I don't give up easily. When we visited Kira and Kevin last weekend I spent some time flipping through Kira's cookbook on Greek cuisine. I landed on a recipe for Spanakopita and saw that it included instructions for making phyllo dough from scratch. I loved this of course because of the sheer impossibility of buying phyllo in my town. arrgh. I love you, Jamie Oliver, but No, filo (as he calls it) is NOT available in all supermarkets nowadays (a maxim from Jamie at Home). At least not in Hobro, Denmark.
So the recipe intrigued me and I felt compulsed to tackle the challenge of making my own phyllo. It was not an east feat, trust me, but I managed to roll 8 individual layers that would end up enveloping the spinach filling. The sweat literally poured off me as I rolled each piece of dough as thin as paper. In a warm house, in summer. However, I wiped my brow before any dripped on to the dough, I promise.
I was pleased with the finished product even before I slipped it into the oven. Fully baked, I was even happier. While my phyllo was not nearly as light and flaky as the commercial variety, it was far better than I imagined it would be. I will definitely make this recipe again and each successive time I'll endeavor to roll the phyllo lighter and thinner. In the case of homemade phyllo, the adage practice makes perfect couldn't be more fitting.
Dough issues aside, what I love most about this pie is its filling. It's very simple and yet so darn delicious. I modified the recipe by adding cottage cheese and an egg to the spinach mix because, well, I like it this way. I think the combination of the white cheese and greens is both lovely and tasty.
Adapted from The Best Traditional Recipes of Greek Cooking by Dimitri Haitalis
1/2 kilo (1lb, 2oz) fresh spinach
6 spring onions, finely chopped
1/2 teacup fresh dill, finely chopped
1.5 teacups olive oil
1.5c cottage cheese (optional)
1 large egg (optional)
salt and pepper
1/2 kilo (1lb 2oz) flour
1/2 teacup melted butter
1 teacup warm water
1. Clean and wash the spinach meticulously, then drain well. Saute the onions in olive oil on medium heat until transparent but not brown. Shred spinach in large pieces and add to onions. Season to taste. Cook for 15 minutes until all the liquid is gone. Remove from heat and stir in dill.

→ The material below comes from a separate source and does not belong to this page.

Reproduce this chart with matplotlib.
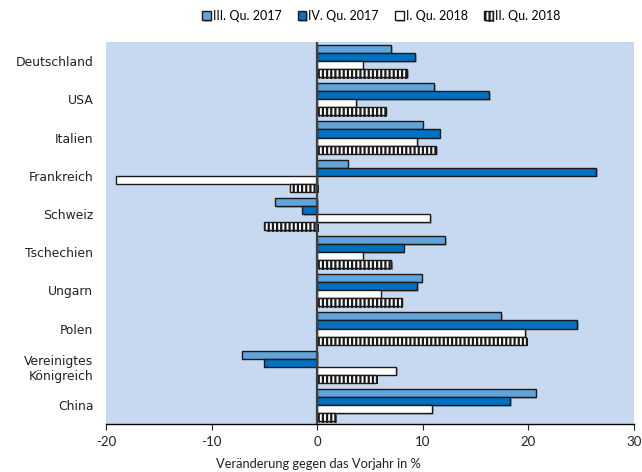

3. Optional - in a bowl mix 1.5 cups cottage cheese with 1 large egg. Add a tiny bit of the warm spinach mix to the cold cheese mix and stir well. Then, in small amounts, keep adding spinach mix until it is all incorporated. Set aside and get on with preparing the phyllo dough.
4. Place flour in a bowl, add eggs, melted butter, salt and as much warm water as in necessary for a dough that is pliable. Knead well and roll out in thin pastry sheets with a rolling pin.
5. Line an oiled pan with a pastry sheet, brush with olive oil, then lay 2 or 3 pastry sheets on top brushing each one with olive oil. Spread filling evenly over the pastry sheets and cover with 3-4 more layers of pastry, oiled in the same way as previously.
6. Bake in a 180C or 350F oven for 45 minutes. Serve hot or cold.
My notes: Feel free to make the original version without cheese; I've included instructions if you want to add it though. Greek cooking uses teacup measurements. One teacup is equal to 3/4c. I really just eyeballed my measurements and probably used less olive oil than called for.